### What is being asked
Restate the data word for word and leave the images out.

### Data
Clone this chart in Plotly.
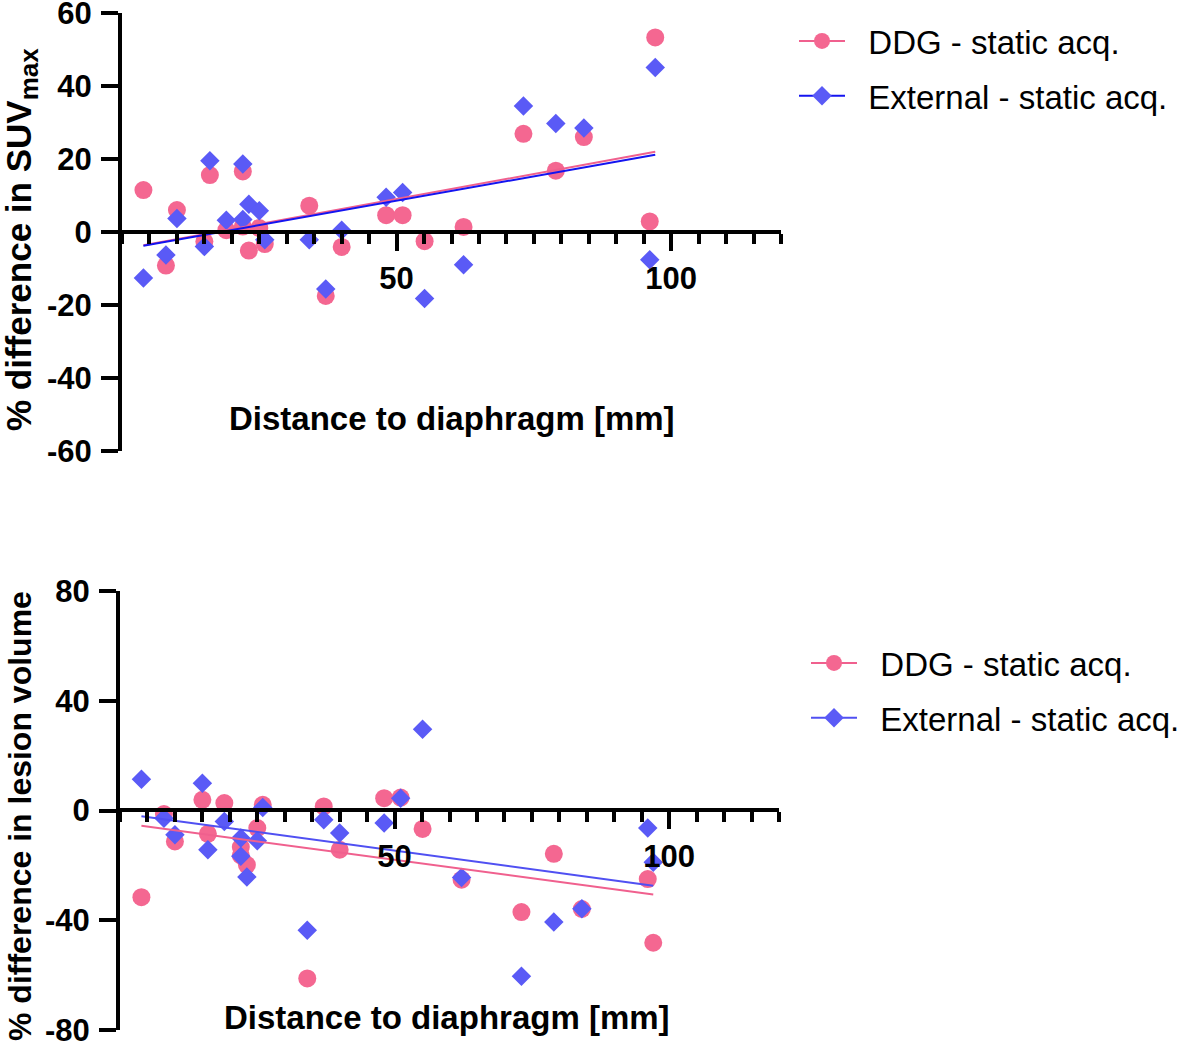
import numpy as np
import plotly.graph_objects as go

# ---------------- data ----------------
distance_mm = [3.9, 8.0, 10.0, 15.0, 16.0, 19.0, 22.0, 22.0, 23.1, 25.0, 26.0,
               34.1, 37.1, 40.0, 48.1, 51.1, 55.1, 62.2, 73.1, 79.0, 84.1, 96.1, 97.1]

suv_ddg = [11.5, -9.2, 6.0, -2.6, 15.6, 0.5, 16.6, 1.5, -5.1, 1.1, -3.3,
           7.2, -17.5, -4.1, 4.6, 4.6, -2.5, 1.4, 26.9, 16.8, 26.0, 2.9, 53.3]
suv_ext = [-12.6, -6.3, 3.7, -4.0, 19.5, 3.2, 18.6, 3.4, 7.6, 5.8, -2.1,
           -2.1, -15.6, 0.5, 9.5, 10.8, -18.2, -9.0, 34.5, 29.7, 28.5, -7.6, 45.1]

vol_ddg = [-31.6, -1.3, -11.3, 3.9, -8.5, 2.7, -13.3, -16.4, -19.8, -6.4, 2.1,
           -61.2, 1.5, -14.3, 4.5, 4.7, -6.7, -25.2, -37.0, -15.8, -35.9, -25.0, -48.2]
vol_ext = [11.4, -2.8, -8.8, 9.9, -14.3, -4.0, -10.0, -16.7, -24.2, -11.0, 1.1,
           -43.6, -3.4, -8.2, -4.6, 4.5, 29.6, -24.4, -60.4, -40.6, -35.8, -6.4, -18.9]

series_names = ["DDG - static acq.", "External - static acq."]
top_yticks = [-60, -40, -20, 0, 20, 40, 60]
bottom_yticks = [-80, -40, 0, 40, 80]
x_major_ticks = [50, 100]
x_title = "Distance to diaphragm [mm]"
top_ytitle = "% difference in SUV<sub><span style='font-size:26px'>max</span></sub>"
bottom_ytitle = "% difference in lesion volume"

# ---------------- styling ----------------
W, H = 1181, 1049
FONT = "Liberation Sans, Arial, sans-serif"
PINK = "#F46791"
PINK_LINE = "#F0608E"
BLUE = "#5A5AF6"
BLUE_LINE_TOP = "#1414F0"
BLUE_LINE_BOT = "#5050F2"
TICK_SIZE = 31
LEGEND_SIZE = 33
GAP = "\u00a0\u00a0"  # visual gap between legend symbol and label


def fx(p):
    return p / W


def fy(p):
    return 1 - p / H


def fit_line(x, y):
    x = np.asarray(x, float)
    y = np.asarray(y, float)
    k, b = np.polyfit(x, y, 1)
    xs = np.array([x.min(), x.max()])
    return xs, k * xs + b


fig = go.Figure()

panels = [
    dict(xa="x", ya="y", ddg=suv_ddg, ext=suv_ext, bl=BLUE_LINE_TOP, leg="legend"),
    dict(xa="x2", ya="y2", ddg=vol_ddg, ext=vol_ext, bl=BLUE_LINE_BOT, leg="legend2"),
]

for p in panels:
    fig.add_trace(go.Scatter(x=distance_mm, y=p["ddg"], mode="markers",
                             marker=dict(symbol="circle", size=18, color=PINK),
                             xaxis=p["xa"], yaxis=p["ya"], showlegend=False, hoverinfo="skip"))
    fig.add_trace(go.Scatter(x=distance_mm, y=p["ext"], mode="markers",
                             marker=dict(symbol="diamond", size=15, color=BLUE),
                             xaxis=p["xa"], yaxis=p["ya"], showlegend=False, hoverinfo="skip"))
    lx, ly = fit_line(distance_mm, p["ddg"])
    fig.add_trace(go.Scatter(x=lx, y=ly, mode="lines", line=dict(color=PINK_LINE, width=2),
                             xaxis=p["xa"], yaxis=p["ya"], showlegend=False, hoverinfo="skip"))
    lx, ly = fit_line(distance_mm, p["ext"])
    fig.add_trace(go.Scatter(x=lx, y=ly, mode="lines", line=dict(color=p["bl"], width=2),
                             xaxis=p["xa"], yaxis=p["ya"], showlegend=False, hoverinfo="skip"))
    # legend entries
    fig.add_trace(go.Scatter(x=[None], y=[None], mode="lines+markers", name=GAP + series_names[0],
                             marker=dict(symbol="circle", size=18, color=PINK),
                             line=dict(color=PINK_LINE, width=2),
                             xaxis=p["xa"], yaxis=p["ya"], legend=p["leg"], legendgroup=p["leg"] + "a"))
    fig.add_trace(go.Scatter(x=[None], y=[None], mode="lines+markers", name=GAP + series_names[1],
                             marker=dict(symbol="diamond", size=15, color=BLUE),
                             line=dict(color=p["bl"], width=2),
                             xaxis=p["xa"], yaxis=p["ya"], legend=p["leg"], legendgroup=p["leg"] + "b"))

bold_tick = dict(family=FONT, size=TICK_SIZE, color="black", weight="bold")


def xaxis_cfg(x0, x1, ypos):
    return dict(domain=[fx(x0), fx(x1)], range=[0, 120], anchor="free", position=fy(ypos),
                showline=True, linewidth=4, linecolor="black", showgrid=False, zeroline=False,
                ticks="outside", ticklen=17, tickwidth=4, tickcolor="black",
                tickmode="array", tickvals=x_major_ticks, ticktext=[str(v) for v in x_major_ticks],
                tickfont=bold_tick, ticklabelstandoff=1, ticklabeloverflow="allow",
                minor=dict(tickmode="linear", tick0=0, dtick=5, ticks="outside", ticklen=10,
                           tickwidth=4, tickcolor="black", showgrid=False),
                automargin=False, fixedrange=True)


def yaxis_cfg(y_top, y_bot, rng, ticks, anchor):
    return dict(domain=[fy(y_bot), fy(y_top)], range=rng, anchor=anchor,
                showline=True, linewidth=4, linecolor="black", showgrid=False, zeroline=False,
                ticks="outside", ticklen=17, tickwidth=4, tickcolor="black",
                tickmode="array", tickvals=ticks, ticktext=[str(v) for v in ticks],
                tickfont=bold_tick, ticklabelstandoff=3, ticklabeloverflow="allow",
                automargin=False, fixedrange=True)


legend_common = dict(xanchor="left", yanchor="top", bgcolor="rgba(0,0,0,0)",
                     font=dict(family=FONT, size=LEGEND_SIZE, color="black"),
                     itemwidth=46, tracegroupgap=9, itemsizing="trace")

fig.update_layout(
    width=W, height=H,
    margin=dict(l=0, r=0, t=0, b=0, autoexpand=False),
    paper_bgcolor="white", plot_bgcolor="white",
    xaxis=xaxis_cfg(122, 781, 232),
    yaxis=yaxis_cfg(13, 451, [-60, 60], top_yticks, "x"),
    xaxis2=xaxis_cfg(120, 779, 810),
    yaxis2=yaxis_cfg(591, 1030, [-80, 80], bottom_yticks, "x2"),
    legend=dict(x=fx(794), y=fy(13), **legend_common),
    legend2=dict(x=fx(806), y=fy(635), **legend_common),
    annotations=[
        dict(text=x_title, x=fx(452), y=fy(418), xref="paper", yref="paper", showarrow=False,
             font=dict(family=FONT, size=33, color="black", weight="bold"),
             xanchor="center", yanchor="middle"),
        dict(text=x_title, x=fx(447), y=fy(1017), xref="paper", yref="paper", showarrow=False,
             font=dict(family=FONT, size=33, color="black", weight="bold"),
             xanchor="center", yanchor="middle"),
        dict(text=top_ytitle, x=fx(22), y=fy(240), xref="paper", yref="paper", showarrow=False,
             textangle=-90, font=dict(family=FONT, size=35, color="black", weight="bold"),
             xanchor="center", yanchor="middle"),
        dict(text=bottom_ytitle, x=fx(20), y=fy(816), xref="paper", yref="paper", showarrow=False,
             textangle=-90, font=dict(family=FONT, size=32, color="black", weight="bold"),
             xanchor="center", yanchor="middle"),
    ],
)

fig.write_html("out.html", config={"displayModeBar": False},
               post_script="document.body.style.margin='0px';")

### Task solution
Clone this chart in Plotly.
import numpy as np
import plotly.graph_objects as go

# ---------------- data ----------------
distance_mm = [3.9, 8.0, 10.0, 15.0, 16.0, 19.0, 22.0, 22.0, 23.1, 25.0, 26.0,
               34.1, 37.1, 40.0, 48.1, 51.1, 55.1, 62.2, 73.1, 79.0, 84.1, 96.1, 97.1]

suv_ddg = [11.5, -9.2, 6.0, -2.6, 15.6, 0.5, 16.6, 1.5, -5.1, 1.1, -3.3,
           7.2, -17.5, -4.1, 4.6, 4.6, -2.5, 1.4, 26.9, 16.8, 26.0, 2.9, 53.3]
suv_ext = [-12.6, -6.3, 3.7, -4.0, 19.5, 3.2, 18.6, 3.4, 7.6, 5.8, -2.1,
           -2.1, -15.6, 0.5, 9.5, 10.8, -18.2, -9.0, 34.5, 29.7, 28.5, -7.6, 45.1]

vol_ddg = [-31.6, -1.3, -11.3, 3.9, -8.5, 2.7, -13.3, -16.4, -19.8, -6.4, 2.1,
           -61.2, 1.5, -14.3, 4.5, 4.7, -6.7, -25.2, -37.0, -15.8, -35.9, -25.0, -48.2]
vol_ext = [11.4, -2.8, -8.8, 9.9, -14.3, -4.0, -10.0, -16.7, -24.2, -11.0, 1.1,
           -43.6, -3.4, -8.2, -4.6, 4.5, 29.6, -24.4, -60.4, -40.6, -35.8, -6.4, -18.9]

series_names = ["DDG - static acq.", "External - static acq."]
top_yticks = [-60, -40, -20, 0, 20, 40, 60]
bottom_yticks = [-80, -40, 0, 40, 80]
x_major_ticks = [50, 100]
x_title = "Distance to diaphragm [mm]"
top_ytitle = "% difference in SUV<sub><span style='font-size:26px'>max</span></sub>"
bottom_ytitle = "% difference in lesion volume"

# ---------------- styling ----------------
W, H = 1181, 1049
FONT = "Liberation Sans, Arial, sans-serif"
PINK = "#F46791"
PINK_LINE = "#F0608E"
BLUE = "#5A5AF6"
BLUE_LINE_TOP = "#1414F0"
BLUE_LINE_BOT = "#5050F2"
TICK_SIZE = 31
LEGEND_SIZE = 33
GAP = "\u00a0\u00a0"  # visual gap between legend symbol and label


def fx(p):
    return p / W


def fy(p):
    return 1 - p / H


def fit_line(x, y):
    x = np.asarray(x, float)
    y = np.asarray(y, float)
    k, b = np.polyfit(x, y, 1)
    xs = np.array([x.min(), x.max()])
    return xs, k * xs + b


fig = go.Figure()

panels = [
    dict(xa="x", ya="y", ddg=suv_ddg, ext=suv_ext, bl=BLUE_LINE_TOP, leg="legend"),
    dict(xa="x2", ya="y2", ddg=vol_ddg, ext=vol_ext, bl=BLUE_LINE_BOT, leg="legend2"),
]

for p in panels:
    fig.add_trace(go.Scatter(x=distance_mm, y=p["ddg"], mode="markers",
                             marker=dict(symbol="circle", size=18, color=PINK),
                             xaxis=p["xa"], yaxis=p["ya"], showlegend=False, hoverinfo="skip"))
    fig.add_trace(go.Scatter(x=distance_mm, y=p["ext"], mode="markers",
                             marker=dict(symbol="diamond", size=15, color=BLUE),
                             xaxis=p["xa"], yaxis=p["ya"], showlegend=False, hoverinfo="skip"))
    lx, ly = fit_line(distance_mm, p["ddg"])
    fig.add_trace(go.Scatter(x=lx, y=ly, mode="lines", line=dict(color=PINK_LINE, width=2),
                             xaxis=p["xa"], yaxis=p["ya"], showlegend=False, hoverinfo="skip"))
    lx, ly = fit_line(distance_mm, p["ext"])
    fig.add_trace(go.Scatter(x=lx, y=ly, mode="lines", line=dict(color=p["bl"], width=2),
                             xaxis=p["xa"], yaxis=p["ya"], showlegend=False, hoverinfo="skip"))
    # legend entries
    fig.add_trace(go.Scatter(x=[None], y=[None], mode="lines+markers", name=GAP + series_names[0],
                             marker=dict(symbol="circle", size=18, color=PINK),
                             line=dict(color=PINK_LINE, width=2),
                             xaxis=p["xa"], yaxis=p["ya"], legend=p["leg"], legendgroup=p["leg"] + "a"))
    fig.add_trace(go.Scatter(x=[None], y=[None], mode="lines+markers", name=GAP + series_names[1],
                             marker=dict(symbol="diamond", size=15, color=BLUE),
                             line=dict(color=p["bl"], width=2),
                             xaxis=p["xa"], yaxis=p["ya"], legend=p["leg"], legendgroup=p["leg"] + "b"))

bold_tick = dict(family=FONT, size=TICK_SIZE, color="black", weight="bold")


def xaxis_cfg(x0, x1, ypos):
    return dict(domain=[fx(x0), fx(x1)], range=[0, 120], anchor="free", position=fy(ypos),
                showline=True, linewidth=4, linecolor="black", showgrid=False, zeroline=False,
                ticks="outside", ticklen=17, tickwidth=4, tickcolor="black",
                tickmode="array", tickvals=x_major_ticks, ticktext=[str(v) for v in x_major_ticks],
                tickfont=bold_tick, ticklabelstandoff=1, ticklabeloverflow="allow",
                minor=dict(tickmode="linear", tick0=0, dtick=5, ticks="outside", ticklen=10,
                           tickwidth=4, tickcolor="black", showgrid=False),
                automargin=False, fixedrange=True)


def yaxis_cfg(y_top, y_bot, rng, ticks, anchor):
    return dict(domain=[fy(y_bot), fy(y_top)], range=rng, anchor=anchor,
                showline=True, linewidth=4, linecolor="black", showgrid=False, zeroline=False,
                ticks="outside", ticklen=17, tickwidth=4, tickcolor="black",
                tickmode="array", tickvals=ticks, ticktext=[str(v) for v in ticks],
                tickfont=bold_tick, ticklabelstandoff=3, ticklabeloverflow="allow",
                automargin=False, fixedrange=True)


legend_common = dict(xanchor="left", yanchor="top", bgcolor="rgba(0,0,0,0)",
                     font=dict(family=FONT, size=LEGEND_SIZE, color="black"),
                     itemwidth=46, tracegroupgap=9, itemsizing="trace")

fig.update_layout(
    width=W, height=H,
    margin=dict(l=0, r=0, t=0, b=0, autoexpand=False),
    paper_bgcolor="white", plot_bgcolor="white",
    xaxis=xaxis_cfg(122, 781, 232),
    yaxis=yaxis_cfg(13, 451, [-60, 60], top_yticks, "x"),
    xaxis2=xaxis_cfg(120, 779, 810),
    yaxis2=yaxis_cfg(591, 1030, [-80, 80], bottom_yticks, "x2"),
    legend=dict(x=fx(794), y=fy(13), **legend_common),
    legend2=dict(x=fx(806), y=fy(635), **legend_common),
    annotations=[
        dict(text=x_title, x=fx(452), y=fy(418), xref="paper", yref="paper", showarrow=False,
             font=dict(family=FONT, size=33, color="black", weight="bold"),
             xanchor="center", yanchor="middle"),
        dict(text=x_title, x=fx(447), y=fy(1017), xref="paper", yref="paper", showarrow=False,
             font=dict(family=FONT, size=33, color="black", weight="bold"),
             xanchor="center", yanchor="middle"),
        dict(text=top_ytitle, x=fx(22), y=fy(240), xref="paper", yref="paper", showarrow=False,
             textangle=-90, font=dict(family=FONT, size=35, color="black", weight="bold"),
             xanchor="center", yanchor="middle"),
        dict(text=bottom_ytitle, x=fx(20), y=fy(816), xref="paper", yref="paper", showarrow=False,
             textangle=-90, font=dict(family=FONT, size=32, color="black", weight="bold"),
             xanchor="center", yanchor="middle"),
    ],
)

fig.write_html("out.html", config={"displayModeBar": False},
               post_script="document.body.style.margin='0px';")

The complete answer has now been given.